RE: An atheists guide to reality
March 9, 2014 at 11:57 am
(This post was last modified: March 9, 2014 at 12:02 pm by Angrboda.)
(March 9, 2014 at 11:33 am)MysticKnight Wrote:(March 8, 2014 at 11:23 pm)rasetsu Wrote: "It's a property of the spirit" is an explanation, but as an explanation, it's about as worthless as they come.
Sometimes instead of looking of how much an explanation gives pragmatic scientific prediction, we should just look at what explanation is true given what we know and there can also be other benefits to knowing the truth of that explanation.
If someone were to ask why the oceans have tides, you might say, because of gravity. That's a true explanation, but it's also a poor one. It's difficult to tell whether a poor explanation is true or not. Like your explanation. How would you know that meaning isn't a property of the soul? Your explanation doesn't give anything to go on, you either accept it as a bare assertion or reject it.

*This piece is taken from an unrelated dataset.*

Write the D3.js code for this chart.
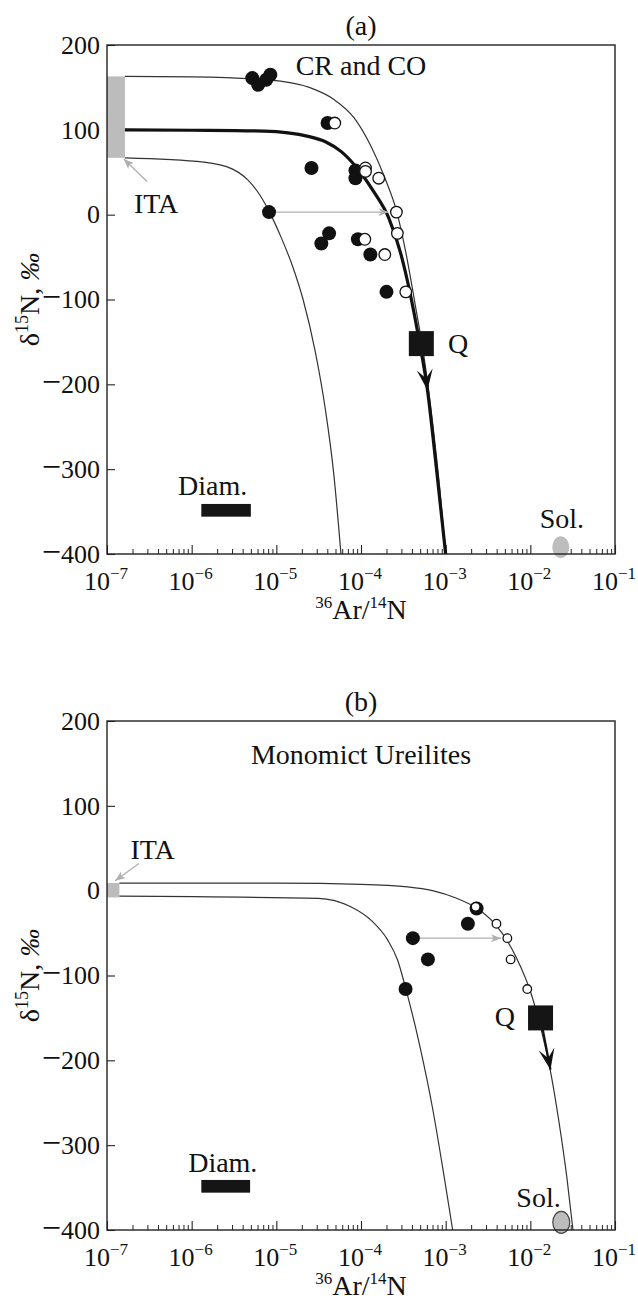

Now if someone were to say, "It's because the gravity of the moon pulls the loose skin of water on the surface of the earth as it rotates around the planet," that would be a good explanation, and would be amenable to determining whether or not it's true.
Yours isn't. Plus, your solution isn't parsimonious. In addition to the brain, you add an unseen spirit and some way for them to interact, none of which you have any evidence for. You're just making up stuff that sounds like an answer, but really isn't. You could equally well say there's a quantity in the brain that's not detectable called thruxnarb, and thruxnarb is capable of having value. It's just an ad hoc explanation that explains nothing.
I reject your explanation because it is too poor an explanation to count as meaningfully true. Do you have either evidence or a real explanation as to how meaning and the spirit works? If not, you have nothing but sophistry and word games.